Decision Date09 March 1925
Docket NumberNo. 6632.,6632.
Citation4 F.2d 781
PartiesNIGRO v. UNITED STATES.
CourtU.S. Court of Appeals — Eighth Circuit

L. C. Boyle and A. N. Gossett, both of Kansas City, Mo. (E. C. Ellis, of Kansas City, Mo., on the brief), for plaintiff in error.

Charles C. Madison, U. S. Atty., of Kansas City, Mo. (Samuel M. Carmean, Sp. Asst.

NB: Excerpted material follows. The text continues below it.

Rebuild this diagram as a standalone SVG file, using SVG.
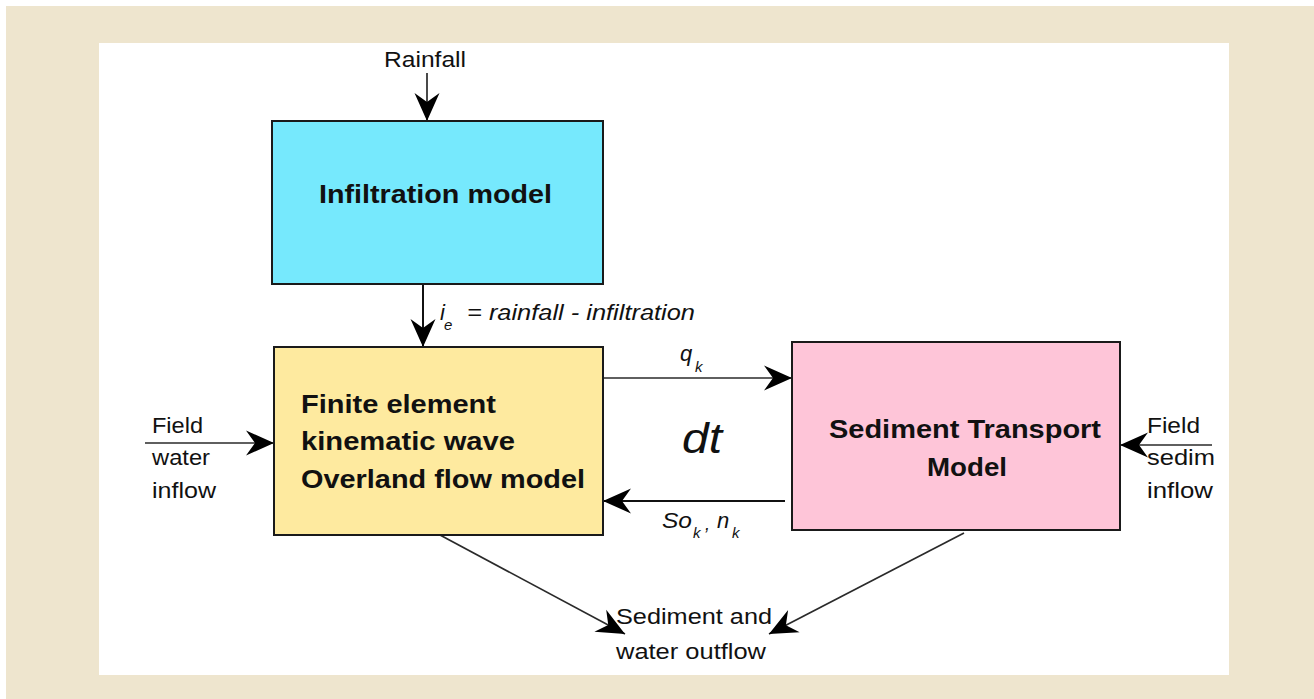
<svg xmlns="http://www.w3.org/2000/svg" width="1314" height="699" viewBox="0 0 1314 699">
<style>
  .box { stroke: #1a1a1a; stroke-width: 2; }
  .bt { font-family: "Liberation Sans", Arial, sans-serif; font-weight: bold; font-size: 26px; fill: #111; }
  .lt { font-family: "Liberation Sans", Arial, sans-serif; font-size: 22px; fill: #111; }
  .it { font-family: "Liberation Sans", Arial, sans-serif; font-style: italic; fill: #111; }
  .ln { fill: none; stroke: #111; stroke-width: 2; }
  .lg { fill: none; stroke: #2a2a2a; stroke-width: 1.7; }
</style>
<defs>
  <marker id="ah" viewBox="-30 -15 32 30" refX="0" refY="0" markerWidth="32" markerHeight="30" markerUnits="userSpaceOnUse" orient="auto">
    <path d="M0,0 L-28,-12.5 L-19,0 L-28,12.5 Z" fill="#000"/>
  </marker>
</defs>
<rect x="0" y="0" width="1314" height="699" fill="#ffffff"/>
<rect x="6" y="6" width="1308" height="693" fill="#EEE5CE"/>
<rect x="99" y="43" width="1130" height="632" fill="#ffffff"/>

<g id="connectors">
  <line class="lg" x1="427" y1="73" x2="427" y2="121" marker-end="url(#ah)"/>
  <line class="ln" x1="423" y1="284" x2="423" y2="347" marker-end="url(#ah)"/>
  <line class="lg" x1="603" y1="378" x2="792" y2="378" marker-end="url(#ah)"/>
  <line class="ln" x1="785" y1="501" x2="603" y2="501" marker-end="url(#ah)"/>
  <line class="lg" x1="145" y1="443" x2="274" y2="443" marker-end="url(#ah)"/>
  <line class="lg" x1="1212" y1="445" x2="1120" y2="445" marker-end="url(#ah)"/>
  <line class="lg" x1="440" y1="535" x2="625" y2="634" marker-end="url(#ah)"/>
  <line class="lg" x1="964" y1="533" x2="769" y2="634" marker-end="url(#ah)"/>
</g>

<g id="infiltration">
  <rect class="box" x="272" y="121" width="331" height="163" fill="#76E9FD"/>
  <text class="bt" x="319" y="203" textLength="233" lengthAdjust="spacingAndGlyphs">Infiltration model</text>
</g>

<g id="overland">
  <rect class="box" x="274" y="347" width="329" height="188" fill="#FEEA9F"/>
  <text class="bt" x="301" y="413" textLength="195" lengthAdjust="spacingAndGlyphs">Finite element</text>
  <text class="bt" x="301" y="450" textLength="214" lengthAdjust="spacingAndGlyphs">kinematic wave</text>
  <text class="bt" x="301" y="488" textLength="284" lengthAdjust="spacingAndGlyphs">Overland flow model</text>
</g>

<g id="sediment">
  <rect class="box" x="792" y="342" width="328" height="188" fill="#FEC5D8"/>
  <text class="bt" x="829" y="438" textLength="272" lengthAdjust="spacingAndGlyphs">Sediment Transport</text>
  <text class="bt" x="927" y="476" textLength="80" lengthAdjust="spacingAndGlyphs">Model</text>
</g>

<g id="labels">
  <text class="lt" x="384" y="67" textLength="82" lengthAdjust="spacingAndGlyphs">Rainfall</text>

  <text class="it" x="440" y="320" font-size="22">i</text>
  <text class="it" x="444" y="330" font-size="15">e</text>
  <text class="it" x="467" y="320" font-size="22" textLength="228" lengthAdjust="spacingAndGlyphs">= rainfall - infiltration</text>

  <text class="it" x="680" y="361" font-size="22">q</text>
  <text class="it" x="695" y="372" font-size="15">k</text>

  <text class="it" x="682" y="453" font-size="42" textLength="40" lengthAdjust="spacingAndGlyphs">dt</text>

  <text class="it" x="662" y="528" font-size="22" textLength="30" lengthAdjust="spacingAndGlyphs">So</text>
  <text class="it" x="693" y="538" font-size="15">k</text>
  <text class="it" x="705" y="530" font-size="18">,</text>
  <text class="it" x="717" y="528" font-size="22">n</text>
  <text class="it" x="732" y="538" font-size="15">k</text>

  <text class="lt" x="152" y="433" textLength="51" lengthAdjust="spacingAndGlyphs">Field</text>
  <text class="lt" x="152" y="465" textLength="58" lengthAdjust="spacingAndGlyphs">water</text>
  <text class="lt" x="152" y="498" textLength="64" lengthAdjust="spacingAndGlyphs">inflow</text>

  <text class="lt" x="1147" y="433" textLength="53" lengthAdjust="spacingAndGlyphs">Field</text>
  <text class="lt" x="1147" y="465" textLength="68" lengthAdjust="spacingAndGlyphs">sedim</text>
  <text class="lt" x="1147" y="498" textLength="66" lengthAdjust="spacingAndGlyphs">inflow</text>

  <text class="lt" x="616" y="624" textLength="156" lengthAdjust="spacingAndGlyphs">Sediment and</text>
  <text class="lt" x="616" y="659" textLength="150" lengthAdjust="spacingAndGlyphs">water outflow</text>
</g>
</svg>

U. S. Atty., of Kansas City, Mo., on the brief), for the United States.

Before SANBORN, Circuit Judge, and TRIEBER and PHILLIPS, District Judges.

PHILLIPS, District Judge.

Mike Nigro, hereinafter called defendant, was charged by one indictment with having purchased 79 one-eighth ounce bottles of morphine and 73 one-eighth ounce bottles of cocaine, not in or from the original stamped package, contrary to the provisions of section 1, as amended, of the Anti-Narcotic Act (42 Stat. 298; Comp. St. Ann. Supp. 1923, § 6287g), and by another indictment with knowingly having in his possession certain false, forged, and counterfeit internal revenue stamps, in resemblance and similitude of the stamps provided under section 1, as amended, of the Anti-Narcotic Act (42 Stat. 298; Comp. St. Ann. Supp. 1923, § 6287g), contrary to the provisions of section 151 of the Criminal Code (35 Stat. 1116; Comp. St. § 10321). The indictments were consolidated for the purposes of trial, and the defendant was found guilty and sentenced under both indictments.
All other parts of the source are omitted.